The same challenge appears in internal flows. Consider a diffuser, a channel that widens to slow down a fluid and increase its pressure. This is a vital component in jet engines, wind tunnels, and even industrial piping. By its very nature, a diffuser's job is to create an adverse pressure gradient. If the diffuser angle is too wide, the pressure rises too quickly, and the boundary layer will separate from the walls. The flow will no longer fill the channel, and the diffuser fails its mission, becoming inefficient and creating unwanted vibrations. The design of a diffuser is therefore a delicate balance, maximizing pressure recovery without provoking separation.
Looking to the future, engineers are exploring even more exotic ways to command the boundary layer.
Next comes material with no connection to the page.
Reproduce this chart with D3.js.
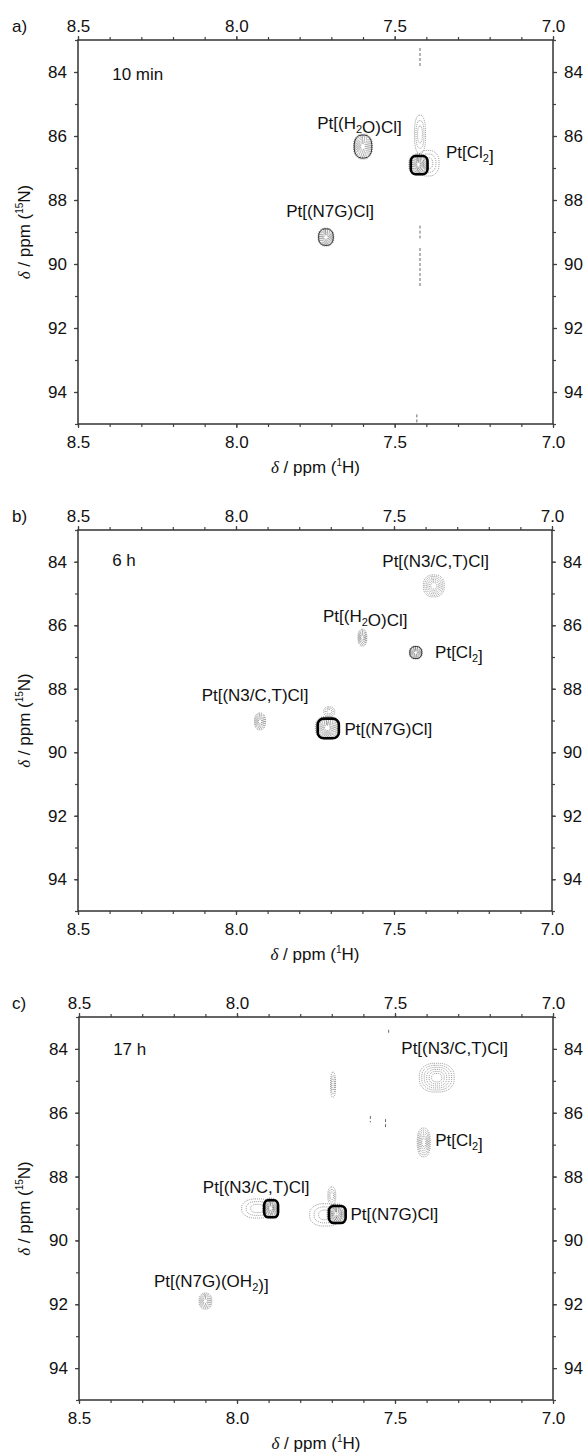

Imagine a fluid that conducts electricity, flowing through a magnetic field. By passing a current through the fluid, we can generate a Lorentz force. This force, born from the marriage of electricity and magnetism, can be directed to act like a continuous "tailwind" within the boundary layer itself. It can add momentum directly to the near-wall fluid, precisely where it is most needed to overcome an adverse pressure gradient. This magnetohydrodynamic (MHD) control is a beautiful example of interdisciplinary thinking, using electromagnetic principles to solve a purely fluid-dynamic problem, potentially allowing for revolutionary designs that can suppress separation on command.
Our story has so far focused on forces—lift and drag. But the influence of the adverse pressure gradient extends to the realm of energy and heat. The boundary layer is not just a region of slowing momentum; it is also the primary conduit through which heat is transferred between a surface and a fluid. This is crucial for cooling everything from turbine blades in a jet engine to the processor in your laptop.
When the boundary layer is attached, there is an orderly (though complex) process of heat convection. But what happens when the flow separates? The very point of separation is where the wall shear stress, or friction, drops to zero. Analogies between momentum and heat transfer, like the famous Chilton-Colburn analogy, tell us that where momentum transfer falters, heat transfer must also falter. At the point of separation, the local heat transfer coefficient can drop dramatically. The orderly conduit is broken. Downstream, in the turbulent, recirculating wake, heat transfer resumes through a different, often less effective, mechanism of chaotic mixing. For an engineer designing a cooling system, knowing where an adverse pressure gradient might trigger separation is paramount, as it signals a potential "hot spot" where cooling will fail.
From the graceful curve of a spinning ball to the violent shudder of a stalling aircraft, from the clever dimples on a golf ball to the invisible forces cooling a microchip, the adverse pressure gradient is there. It is a fundamental challenge posed by the laws of physics, a force of nature that can be both a nuisance and a tool. Understanding its ways is not just an academic exercise; it is the key to mastering the world of fluids that surrounds us, a testament to the beautiful and often surprising unity of the physical world.